OBJECTIVE ▸
Repeat the material exactly from its first line to the line that includes "var minorTicks = [-0.3, -0.1, 0.1];". Skip pictures.
↓
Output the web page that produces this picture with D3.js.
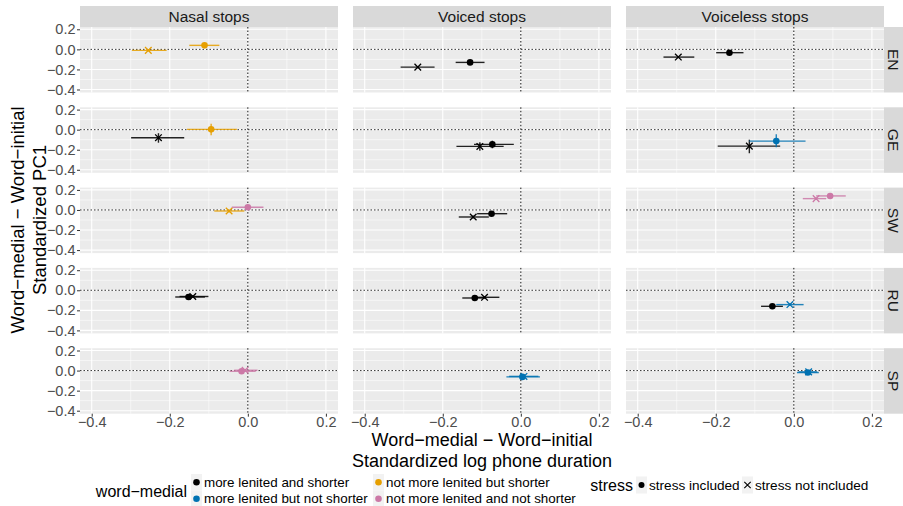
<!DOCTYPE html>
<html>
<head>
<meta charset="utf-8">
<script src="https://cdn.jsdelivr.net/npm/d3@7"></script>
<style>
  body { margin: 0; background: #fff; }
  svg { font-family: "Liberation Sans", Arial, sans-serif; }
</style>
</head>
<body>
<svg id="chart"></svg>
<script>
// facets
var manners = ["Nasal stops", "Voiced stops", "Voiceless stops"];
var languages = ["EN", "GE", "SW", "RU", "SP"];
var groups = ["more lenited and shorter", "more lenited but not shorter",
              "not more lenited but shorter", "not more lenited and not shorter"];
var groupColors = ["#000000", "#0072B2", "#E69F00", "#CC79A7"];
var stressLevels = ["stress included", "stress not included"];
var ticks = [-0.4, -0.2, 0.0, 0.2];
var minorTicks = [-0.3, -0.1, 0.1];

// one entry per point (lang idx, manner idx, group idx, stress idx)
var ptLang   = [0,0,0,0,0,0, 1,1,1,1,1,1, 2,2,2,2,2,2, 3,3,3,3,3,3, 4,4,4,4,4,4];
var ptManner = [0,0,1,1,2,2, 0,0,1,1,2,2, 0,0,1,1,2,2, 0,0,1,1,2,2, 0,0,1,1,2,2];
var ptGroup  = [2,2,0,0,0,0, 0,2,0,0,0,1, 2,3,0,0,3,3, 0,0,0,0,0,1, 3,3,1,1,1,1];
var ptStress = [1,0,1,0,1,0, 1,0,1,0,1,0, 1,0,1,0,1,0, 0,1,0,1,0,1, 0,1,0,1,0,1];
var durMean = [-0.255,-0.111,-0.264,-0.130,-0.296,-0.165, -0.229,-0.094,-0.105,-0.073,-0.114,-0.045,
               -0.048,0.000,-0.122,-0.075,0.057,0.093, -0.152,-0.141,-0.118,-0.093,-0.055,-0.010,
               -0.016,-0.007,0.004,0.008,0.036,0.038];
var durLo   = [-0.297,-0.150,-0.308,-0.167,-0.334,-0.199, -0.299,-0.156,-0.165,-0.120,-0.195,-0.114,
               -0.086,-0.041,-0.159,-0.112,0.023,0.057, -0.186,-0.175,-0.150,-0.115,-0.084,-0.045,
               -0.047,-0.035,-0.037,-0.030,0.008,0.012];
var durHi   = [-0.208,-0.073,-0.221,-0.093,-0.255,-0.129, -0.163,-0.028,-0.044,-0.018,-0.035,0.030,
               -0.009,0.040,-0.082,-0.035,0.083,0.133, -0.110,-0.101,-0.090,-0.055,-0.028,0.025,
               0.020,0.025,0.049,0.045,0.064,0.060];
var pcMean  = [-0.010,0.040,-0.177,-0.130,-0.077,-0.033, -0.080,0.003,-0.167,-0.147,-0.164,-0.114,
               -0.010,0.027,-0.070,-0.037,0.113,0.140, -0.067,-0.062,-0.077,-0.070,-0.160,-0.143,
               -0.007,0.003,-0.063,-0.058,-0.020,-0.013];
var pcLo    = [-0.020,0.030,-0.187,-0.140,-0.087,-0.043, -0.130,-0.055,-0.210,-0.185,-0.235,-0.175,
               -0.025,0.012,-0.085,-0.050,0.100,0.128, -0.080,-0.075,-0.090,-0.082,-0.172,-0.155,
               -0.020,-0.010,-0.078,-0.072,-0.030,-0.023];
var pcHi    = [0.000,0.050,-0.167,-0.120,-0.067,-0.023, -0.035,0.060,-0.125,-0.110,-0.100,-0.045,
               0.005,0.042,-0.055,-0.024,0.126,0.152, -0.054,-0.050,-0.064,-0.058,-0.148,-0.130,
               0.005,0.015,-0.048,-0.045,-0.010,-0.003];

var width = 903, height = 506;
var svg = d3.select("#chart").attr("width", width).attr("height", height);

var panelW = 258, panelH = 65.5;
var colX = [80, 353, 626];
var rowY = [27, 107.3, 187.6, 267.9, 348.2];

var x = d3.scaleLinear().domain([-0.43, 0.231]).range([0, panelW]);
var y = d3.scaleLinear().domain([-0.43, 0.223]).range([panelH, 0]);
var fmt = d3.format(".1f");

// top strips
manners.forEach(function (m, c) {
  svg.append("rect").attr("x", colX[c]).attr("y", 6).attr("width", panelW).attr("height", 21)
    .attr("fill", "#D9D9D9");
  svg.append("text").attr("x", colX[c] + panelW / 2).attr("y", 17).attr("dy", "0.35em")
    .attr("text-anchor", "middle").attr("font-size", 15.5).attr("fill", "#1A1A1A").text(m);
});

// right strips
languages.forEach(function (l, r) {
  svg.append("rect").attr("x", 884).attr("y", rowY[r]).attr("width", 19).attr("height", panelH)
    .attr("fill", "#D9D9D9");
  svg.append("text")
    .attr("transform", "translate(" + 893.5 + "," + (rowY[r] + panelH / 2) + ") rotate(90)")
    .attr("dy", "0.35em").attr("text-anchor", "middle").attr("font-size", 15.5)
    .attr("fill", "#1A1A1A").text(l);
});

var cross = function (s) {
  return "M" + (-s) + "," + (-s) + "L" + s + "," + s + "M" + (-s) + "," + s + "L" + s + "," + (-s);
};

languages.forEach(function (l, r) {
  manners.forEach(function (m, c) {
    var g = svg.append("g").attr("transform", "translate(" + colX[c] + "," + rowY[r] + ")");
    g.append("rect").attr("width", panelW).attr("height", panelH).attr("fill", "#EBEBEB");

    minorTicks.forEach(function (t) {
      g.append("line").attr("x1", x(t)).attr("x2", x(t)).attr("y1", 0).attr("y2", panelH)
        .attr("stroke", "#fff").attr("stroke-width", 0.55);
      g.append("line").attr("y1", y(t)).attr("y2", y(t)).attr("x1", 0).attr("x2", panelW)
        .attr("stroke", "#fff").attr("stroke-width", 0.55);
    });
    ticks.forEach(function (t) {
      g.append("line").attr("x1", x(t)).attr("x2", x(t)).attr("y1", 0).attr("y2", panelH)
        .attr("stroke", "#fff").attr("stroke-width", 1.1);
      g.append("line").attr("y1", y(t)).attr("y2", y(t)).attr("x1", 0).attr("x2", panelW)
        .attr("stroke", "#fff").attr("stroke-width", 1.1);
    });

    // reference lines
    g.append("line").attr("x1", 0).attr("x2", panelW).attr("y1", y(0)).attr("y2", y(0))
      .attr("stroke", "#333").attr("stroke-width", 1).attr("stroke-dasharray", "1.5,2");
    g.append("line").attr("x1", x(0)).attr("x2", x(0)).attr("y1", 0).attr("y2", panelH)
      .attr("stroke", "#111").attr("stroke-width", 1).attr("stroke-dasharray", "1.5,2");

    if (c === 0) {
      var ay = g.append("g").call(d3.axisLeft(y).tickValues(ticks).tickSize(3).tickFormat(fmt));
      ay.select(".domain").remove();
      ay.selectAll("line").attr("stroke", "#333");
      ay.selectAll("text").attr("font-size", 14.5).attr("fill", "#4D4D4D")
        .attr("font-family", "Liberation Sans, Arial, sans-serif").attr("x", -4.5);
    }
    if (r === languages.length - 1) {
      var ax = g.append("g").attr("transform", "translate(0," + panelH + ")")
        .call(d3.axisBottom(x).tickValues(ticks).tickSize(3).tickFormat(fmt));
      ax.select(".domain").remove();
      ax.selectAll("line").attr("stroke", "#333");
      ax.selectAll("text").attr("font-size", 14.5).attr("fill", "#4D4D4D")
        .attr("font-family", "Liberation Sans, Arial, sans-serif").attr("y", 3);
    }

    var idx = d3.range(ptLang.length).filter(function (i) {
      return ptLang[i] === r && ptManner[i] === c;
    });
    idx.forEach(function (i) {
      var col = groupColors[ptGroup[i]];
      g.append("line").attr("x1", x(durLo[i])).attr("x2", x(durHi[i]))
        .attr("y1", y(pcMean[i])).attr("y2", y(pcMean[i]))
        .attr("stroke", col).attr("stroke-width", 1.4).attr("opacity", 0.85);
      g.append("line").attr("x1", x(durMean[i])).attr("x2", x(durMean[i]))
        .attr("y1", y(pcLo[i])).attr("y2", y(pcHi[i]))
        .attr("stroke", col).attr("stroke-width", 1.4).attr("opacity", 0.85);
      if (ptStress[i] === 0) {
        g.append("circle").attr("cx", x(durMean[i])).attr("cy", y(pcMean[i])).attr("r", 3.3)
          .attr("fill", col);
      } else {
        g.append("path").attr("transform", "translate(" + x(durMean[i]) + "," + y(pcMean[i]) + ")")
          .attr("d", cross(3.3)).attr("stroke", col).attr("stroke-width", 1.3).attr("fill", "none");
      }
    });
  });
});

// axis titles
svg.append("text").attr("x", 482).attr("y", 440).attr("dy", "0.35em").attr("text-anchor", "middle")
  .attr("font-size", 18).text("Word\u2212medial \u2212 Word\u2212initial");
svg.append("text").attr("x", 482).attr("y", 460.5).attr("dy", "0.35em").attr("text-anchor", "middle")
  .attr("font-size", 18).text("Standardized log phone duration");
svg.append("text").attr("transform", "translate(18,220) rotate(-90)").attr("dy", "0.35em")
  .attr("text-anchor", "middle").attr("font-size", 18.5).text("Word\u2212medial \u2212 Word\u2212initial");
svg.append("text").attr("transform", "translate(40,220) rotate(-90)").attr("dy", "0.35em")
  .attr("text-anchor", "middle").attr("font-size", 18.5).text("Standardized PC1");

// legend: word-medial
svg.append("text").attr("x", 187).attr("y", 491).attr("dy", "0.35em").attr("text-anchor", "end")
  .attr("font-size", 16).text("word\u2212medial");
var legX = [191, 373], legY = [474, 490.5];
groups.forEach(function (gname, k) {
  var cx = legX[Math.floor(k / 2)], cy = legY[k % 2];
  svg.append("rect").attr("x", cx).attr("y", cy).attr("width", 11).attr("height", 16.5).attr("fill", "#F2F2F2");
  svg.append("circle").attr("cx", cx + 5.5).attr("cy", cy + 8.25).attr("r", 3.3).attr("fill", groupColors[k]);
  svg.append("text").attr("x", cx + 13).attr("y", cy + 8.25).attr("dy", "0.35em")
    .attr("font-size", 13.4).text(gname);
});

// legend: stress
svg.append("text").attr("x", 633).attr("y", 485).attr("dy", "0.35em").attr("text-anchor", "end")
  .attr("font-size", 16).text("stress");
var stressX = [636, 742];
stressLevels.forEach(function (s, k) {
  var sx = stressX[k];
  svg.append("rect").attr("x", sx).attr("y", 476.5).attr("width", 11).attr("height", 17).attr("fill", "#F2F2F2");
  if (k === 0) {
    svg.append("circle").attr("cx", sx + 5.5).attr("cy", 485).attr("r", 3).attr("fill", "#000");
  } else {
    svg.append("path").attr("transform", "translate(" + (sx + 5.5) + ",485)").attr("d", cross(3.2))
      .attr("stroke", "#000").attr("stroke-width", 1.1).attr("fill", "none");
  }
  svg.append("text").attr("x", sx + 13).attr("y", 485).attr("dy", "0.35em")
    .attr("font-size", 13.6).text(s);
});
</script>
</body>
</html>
↑
FINAL RESULT ▸
Output the web page that produces this picture with D3.js.
<!DOCTYPE html>
<html>
<head>
<meta charset="utf-8">
<script src="https://cdn.jsdelivr.net/npm/d3@7"></script>
<style>
  body { margin: 0; background: #fff; }
  svg { font-family: "Liberation Sans", Arial, sans-serif; }
</style>
</head>
<body>
<svg id="chart"></svg>
<script>
// facets
var manners = ["Nasal stops", "Voiced stops", "Voiceless stops"];
var languages = ["EN", "GE", "SW", "RU", "SP"];
var groups = ["more lenited and shorter", "more lenited but not shorter",
              "not more lenited but shorter", "not more lenited and not shorter"];
var groupColors = ["#000000", "#0072B2", "#E69F00", "#CC79A7"];
var stressLevels = ["stress included", "stress not included"];
var ticks = [-0.4, -0.2, 0.0, 0.2];
var minorTicks = [-0.3, -0.1, 0.1];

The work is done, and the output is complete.